When the issue was placed on popular ballots, traditional marriage proponents won an overwhelming majority of the contests. In 2004 alone, 11 states passed constitutional amendments defining marriage as between one man and one woman, according to a CNN timeline of the issue.
In 2006, voters in another seven states more did the same.
In 2008, the most liberal Democratic state in the country — California — passed Proposition 8, to amend the state’s constitution to ban same sex marriage (Arizona and Florida approved similar bans the same year). The popular will is clear.
Gay marriage activists like to point out they have won numerous court cases on the issue, but the point is, in a democracy the law is what society, through the electorate, says it is — not a group of well-organized activists, and certainly not a handful of appointed judges.

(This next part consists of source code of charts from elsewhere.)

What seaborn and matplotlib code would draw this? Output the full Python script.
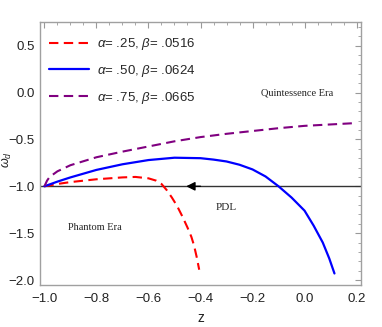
import numpy as np
import pandas as pd
import matplotlib
matplotlib.use("Agg")
import matplotlib.pyplot as plt
import seaborn as sns
from matplotlib.ticker import MultipleLocator

# ---- data ----
z_red = [-1.0, -0.95, -0.9, -0.8, -0.7, -0.65, -0.6, -0.57, -0.55, -0.53, -0.51, -0.49, -0.47, -0.45, -0.435, -0.425, -0.415, -0.405]
w_red = [-1.0, -0.975, -0.955, -0.925, -0.905, -0.90, -0.915, -0.94, -0.975, -1.04, -1.12, -1.21, -1.32, -1.44, -1.54, -1.63, -1.75, -1.89]

z_blue = [-1.0, -0.95, -0.9, -0.8, -0.7, -0.6, -0.5, -0.4, -0.35, -0.3, -0.25, -0.2, -0.15, -0.1, -0.05, 0.0, 0.035, 0.07, 0.095, 0.115]
w_blue = [-1.0, -0.95, -0.905, -0.825, -0.765, -0.72, -0.695, -0.70, -0.715, -0.735, -0.77, -0.82, -0.895, -1.0, -1.12, -1.26, -1.42, -1.60, -1.77, -1.93]

z_purple = [-1.0, -0.99, -0.98, -0.95, -0.9, -0.8, -0.7, -0.6, -0.5, -0.4, -0.3, -0.2, -0.1, 0.0, 0.1, 0.2]
w_purple = [-1.0, -0.94, -0.90, -0.84, -0.775, -0.69, -0.63, -0.575, -0.52, -0.475, -0.44, -0.41, -0.38, -0.355, -0.34, -0.325]

labels = [r"$\alpha$= .25, $\beta$= .0516",
          r"$\alpha$= .50, $\beta$= .0624",
          r"$\alpha$= .75, $\beta$= .0665"]
colors = ["#ff0000", "#0000ff", "#800080"]

x_ticks = [-1.0, -0.8, -0.6, -0.4, -0.2, 0.0, 0.2]
y_ticks = [0.5, 0.0, -0.5, -1.0, -1.5, -2.0]

pdl_level = -1.0
arrow_tip = -0.455
arrow_tail = -0.40

annotations = [("Quintessence Era", -0.03, 0.0, 7.5),
               ("PDL", -0.30, -1.23, 8),
               ("Phantom Era", -0.805, -1.44, 7.5)]

# ---- plotting ----
sns.set_style("white")
plt.rcParams["font.family"] = ["Liberation Sans", "DejaVu Sans"]
plt.rcParams["mathtext.fontset"] = "custom"
plt.rcParams["mathtext.it"] = "Liberation Sans:italic"
plt.rcParams["mathtext.rm"] = "Liberation Sans"

fig = plt.figure(figsize=(3.82, 3.27), dpi=100)
ax = fig.add_axes([40/382, 1-285/327, (361-40)/382, (285-22)/327])

df = pd.concat([
    pd.DataFrame({"z": z_red, "w": w_red, "s": labels[0]}),
    pd.DataFrame({"z": z_blue, "w": w_blue, "s": labels[1]}),
    pd.DataFrame({"z": z_purple, "w": w_purple, "s": labels[2]}),
])

# horizontal phantom divide line
ax.axhline(pdl_level, color="#333333", lw=1.0, zorder=1)

styles = [(0, (4.5, 2.6)), "-", (0, (4.5, 2.6))]
widths = [1.5, 1.6, 1.5]
for lab, c, ls, lw in zip(labels, colors, styles, widths):
    sub = df[df["s"] == lab]
    sns.lineplot(data=sub, x="z", y="w", ax=ax, color=c, lw=lw, linestyle=ls,
                 label=lab, sort=False, estimator=None, zorder=3)

ax.annotate("", xy=(arrow_tip, pdl_level), xytext=(arrow_tail, pdl_level),
            arrowprops=dict(arrowstyle="-|>", mutation_scale=13, color="black",
                            lw=1.0, shrinkA=0, shrinkB=0), zorder=4)

for txt, x, y, fs in annotations:
    ax.text(x, y, txt, fontsize=fs, family=["Liberation Serif", "DejaVu Serif"],
            ha="center", va="center", color="#222222")

ax.set_xlim(-1.017, 0.217)
ax.set_ylim(-2.053, 0.753)
ax.set_xticks(x_ticks)
ax.set_yticks(y_ticks)
ax.set_xticklabels([f"{t:.1f}".replace("-", "\u2212") for t in x_ticks])
ax.set_yticklabels([f"{t:.1f}".replace("-", "\u2212") for t in y_ticks])
ax.xaxis.set_minor_locator(MultipleLocator(0.05))
ax.yaxis.set_minor_locator(MultipleLocator(0.1))
ax.tick_params(which="both", direction="in", top=True, right=True,
               color="#999999", labelsize=9.5, labelcolor="#222222")
ax.tick_params(axis="x", which="major", pad=6)
ax.tick_params(axis="y", which="major", pad=4)
ax.tick_params(which="major", length=4, width=0.8)
ax.tick_params(which="minor", length=2, width=0.6)
for sp in ax.spines.values():
    sp.set_color("#a0a0a0")
    sp.set_linewidth(1.0)

ax.set_xlabel("z", fontsize=10, color="#222222")
ax.xaxis.set_label_coords(0.5, -0.10)
ax.set_ylabel(r"$\omega_d$", fontsize=9, color="#222222")
ax.yaxis.set_label_coords(-0.080, 0.475)

leg = ax.legend(loc="upper left", frameon=False, fontsize=9.5,
                handlelength=3.0, labelspacing=0.8, handletextpad=0.6,
                borderaxespad=0.3, bbox_to_anchor=(0.0, 0.98))

fig.savefig("out.png", dpi=100)
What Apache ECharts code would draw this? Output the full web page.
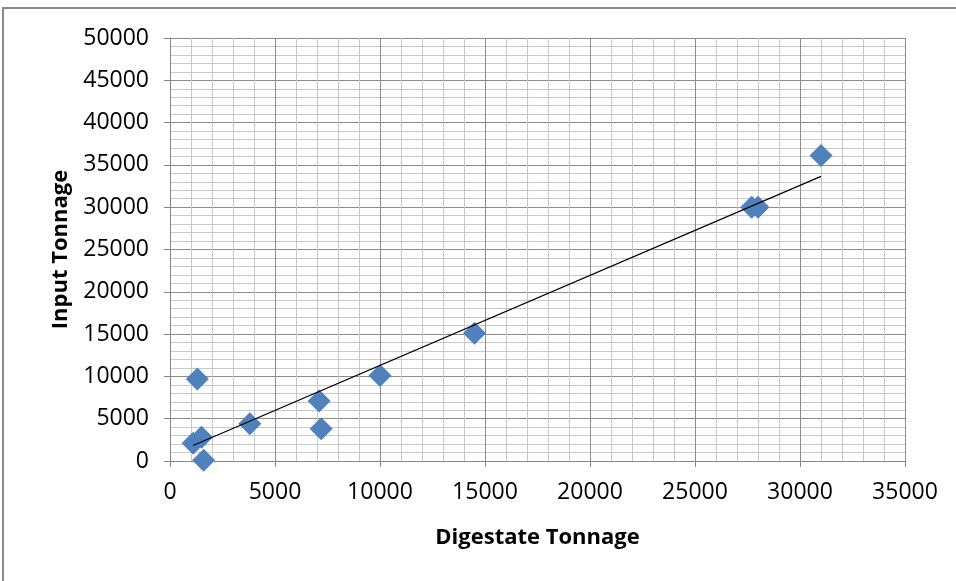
<!DOCTYPE html>
<html><head><meta charset="utf-8">
<script src="https://cdn.jsdelivr.net/npm/echarts@6/dist/echarts.min.js"></script>
<style>html,body{margin:0;padding:0;background:#fff}#c{width:956px;height:581px}</style>
</head><body><div id="c"></div>
<script>
var digestate = [1100, 1500, 1600, 1300, 3800, 7100, 7200, 10000, 14500, 27700, 28000, 31000];
var inputTon  = [2100, 2800, 100, 9700, 4400, 7100, 3800, 10100, 15100, 30000, 30000, 36100];
var xTicks = [0, 5000, 10000, 15000, 20000, 25000, 30000, 35000];
var yTicks = [0, 5000, 10000, 15000, 20000, 25000, 30000, 35000, 40000, 45000, 50000];

// linear trendline (least squares) computed from the data
var n = digestate.length, sx = 0, sy = 0;
for (var i = 0; i < n; i++) { sx += digestate[i]; sy += inputTon[i]; }
var mx = sx / n, my = sy / n, sxy = 0, sxx = 0;
for (i = 0; i < n; i++) { sxy += (digestate[i]-mx)*(inputTon[i]-my); sxx += (digestate[i]-mx)*(digestate[i]-mx); }
var slope = sxy / sxx, icpt = my - slope * mx;
var xmin = Math.min.apply(null, digestate), xmax = Math.max.apply(null, digestate);
var trend = [[xmin, icpt + slope*xmin], [xmax, icpt + slope*xmax]];

var pts = digestate.map(function(x, k){ return [x, inputTon[k]]; });
var FONT = 'Open Sans';
var fmt = function(v){ return String(v); };
var chart = echarts.init(document.getElementById('c'), null, {renderer:'canvas'});
chart.setOption({
  animation: false,
  backgroundColor: '#fff',
  graphic: [{type:'rect', shape:{x:3, y:8, width:1000, height:700}, style:{fill:'none', stroke:'#8a8a8a', lineWidth:2}, z:-10}],
  grid: {left:170, right:51, top:38, bottom:120, containLabel:false},
  xAxis: {
    type:'value', min:xTicks[0], max:xTicks[xTicks.length-1], interval:5000,
    name:'Digestate Tonnage', nameLocation:'middle', nameGap:66,
    nameTextStyle:{fontFamily:FONT, fontWeight:'bold', fontSize:22, color:'#000'},
    axisLine:{show:true, lineStyle:{color:'#868686', width:1}},
    axisTick:{show:true, length:6, lineStyle:{color:'#868686'}},
    axisLabel:{fontFamily:FONT, fontSize:23, color:'#000', margin:20, formatter:fmt},
    splitLine:{show:true, lineStyle:{color:'#8c8c8c', width:1}},
    minorTick:{show:false, splitNumber:5},
    minorSplitLine:{show:true, lineStyle:{color:'#c8c8c8', width:1}}
  },
  yAxis: {
    type:'value', min:yTicks[0], max:yTicks[yTicks.length-1], interval:5000,
    name:'Input Tonnage', nameLocation:'middle', nameGap:98, nameRotate:90,
    nameTextStyle:{fontFamily:FONT, fontWeight:'bold', fontSize:22, color:'#000'},
    axisLine:{show:true, lineStyle:{color:'#868686', width:1}},
    axisTick:{show:true, length:6, lineStyle:{color:'#868686'}},
    axisLabel:{fontFamily:FONT, fontSize:23, color:'#000', margin:21, formatter:fmt},
    splitLine:{show:true, lineStyle:{color:'#8c8c8c', width:1}},
    minorTick:{show:false, splitNumber:5},
    minorSplitLine:{show:true, lineStyle:{color:'#c8c8c8', width:1}}
  },
  series: [
    {type:'scatter', data:pts, symbol:'diamond', symbolSize:[23,23], clip:false,
     itemStyle:{color:'#4f81bd', opacity:1}, z:3},
    {type:'line', data:trend, symbol:'none', lineStyle:{color:'#000', width:1.2}, z:4, silent:true}
  ]
});
</script></body></html>
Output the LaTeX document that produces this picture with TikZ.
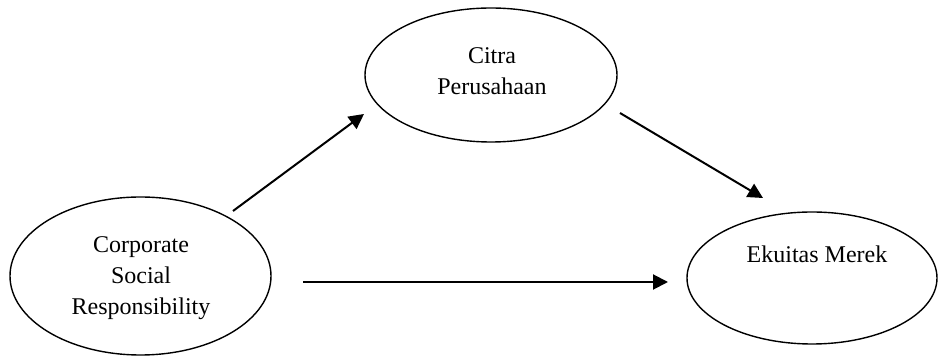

For the vast majority of Americans — and certainly all true conservatives — individual rights are paramount. And what happens in a home between adults is nobody’s business but theirs.
But when the Supreme Court — led by Justice Anthony Kennedy — issued the Obergefell decision, it changed the course of the conversation, and too many Christian businesses — from a giant like Chick-fil-A to a small-town Michigan farmer — have felt the impact.
A “liberal” statement on gay rights in general is clearly what Amanpour was pushing for in her interview with Kenyatta.
His answers, when applied to gay marriage, could be a lesson for the United States, and especially the Supreme Court.